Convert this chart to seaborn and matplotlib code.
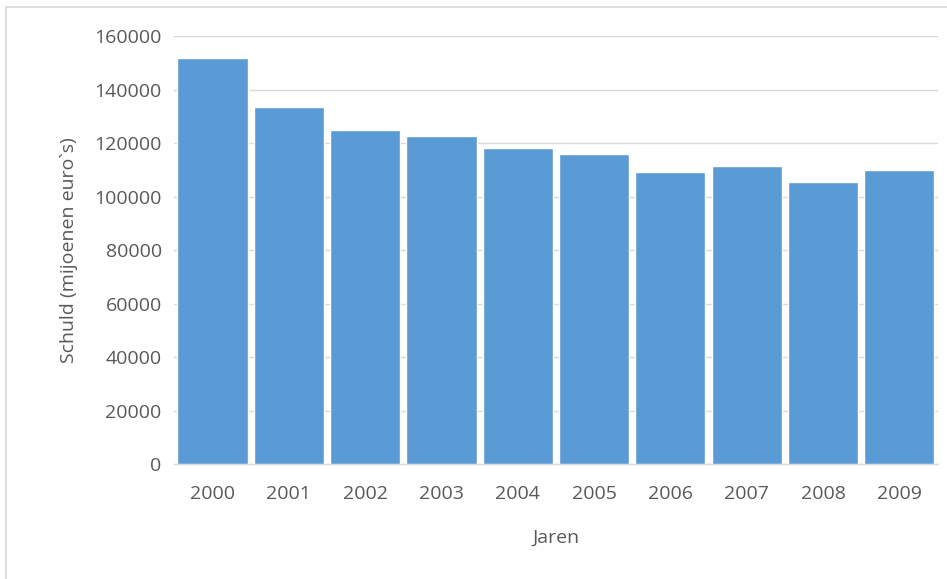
import matplotlib
matplotlib.use("Agg")
import matplotlib.pyplot as plt
from matplotlib.lines import Line2D
import seaborn as sns
import pandas as pd

# Government debt per year (millions of euros)
years = ["2000", "2001", "2002", "2003", "2004", "2005", "2006", "2007", "2008", "2009"]
debt = [151800, 133700, 124800, 122700, 118100, 115900, 109100, 111400, 105400, 109900]
y_ticks = [0, 20000, 40000, 60000, 80000, 100000, 120000, 140000, 160000]

sns.set_theme(style="white")
plt.rcParams["font.family"] = ["Open Sans", "DejaVu Sans"]

df = pd.DataFrame({"Jaren": years, "Schuld": debt})

fig = plt.figure(figsize=(9.47, 5.79), dpi=100)
ax = fig.add_axes([0.184, 0.1986, 0.806, 0.7387])

sns.barplot(data=df, x="Jaren", y="Schuld", color="#5b9bd5", saturation=1,
            width=0.92, ax=ax, zorder=3)

ax.set_ylim(0, 160000)
ax.set_xlim(-0.5, len(years) - 0.5)
ax.set_yticks(y_ticks)
ax.set_yticklabels([str(t) for t in y_ticks])
ax.yaxis.grid(True, color="#d9d9d9", linewidth=1.0, zorder=0)
ax.xaxis.grid(False)

for side in ["top", "right", "left"]:
    ax.spines[side].set_visible(False)
ax.spines["bottom"].set_color("#d9d9d9")
ax.spines["bottom"].set_linewidth(1.0)

ax.tick_params(axis="both", length=0, labelsize=14, labelcolor="#595959")
ax.tick_params(axis="y", pad=9)
ax.tick_params(axis="x", pad=15)

ax.set_xlabel("Jaren", fontsize=14, color="#595959", labelpad=19)
ax.set_ylabel("Schuld (mijoenen euro`s)", fontsize=14, color="#595959", labelpad=12)

# Light chart-area frame along the top and left edges
fig.add_artist(Line2D([0.006, 1.0], [0.988, 0.988], transform=fig.transFigure,
                      color="#d9d9d9", linewidth=1.2))
fig.add_artist(Line2D([0.006, 0.006], [0.0, 0.988], transform=fig.transFigure,
                      color="#d9d9d9", linewidth=1.2))

fig.savefig("out.png", dpi=100, facecolor="white")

• **WRITTEN PROBLEM**: Transcribe the opening line of the listing above, please, and every line after it through the line with "ax = fig.add_axes([0.184, 0.1986, 0.806, 0.7387])", word for word, without pictures.

• **THE SOLUTION**:
Convert this chart to seaborn and matplotlib code.
import matplotlib
matplotlib.use("Agg")
import matplotlib.pyplot as plt
from matplotlib.lines import Line2D
import seaborn as sns
import pandas as pd

# Government debt per year (millions of euros)
years = ["2000", "2001", "2002", "2003", "2004", "2005", "2006", "2007", "2008", "2009"]
debt = [151800, 133700, 124800, 122700, 118100, 115900, 109100, 111400, 105400, 109900]
y_ticks = [0, 20000, 40000, 60000, 80000, 100000, 120000, 140000, 160000]

sns.set_theme(style="white")
plt.rcParams["font.family"] = ["Open Sans", "DejaVu Sans"]

df = pd.DataFrame({"Jaren": years, "Schuld": debt})

fig = plt.figure(figsize=(9.47, 5.79), dpi=100)
ax = fig.add_axes([0.184, 0.1986, 0.806, 0.7387])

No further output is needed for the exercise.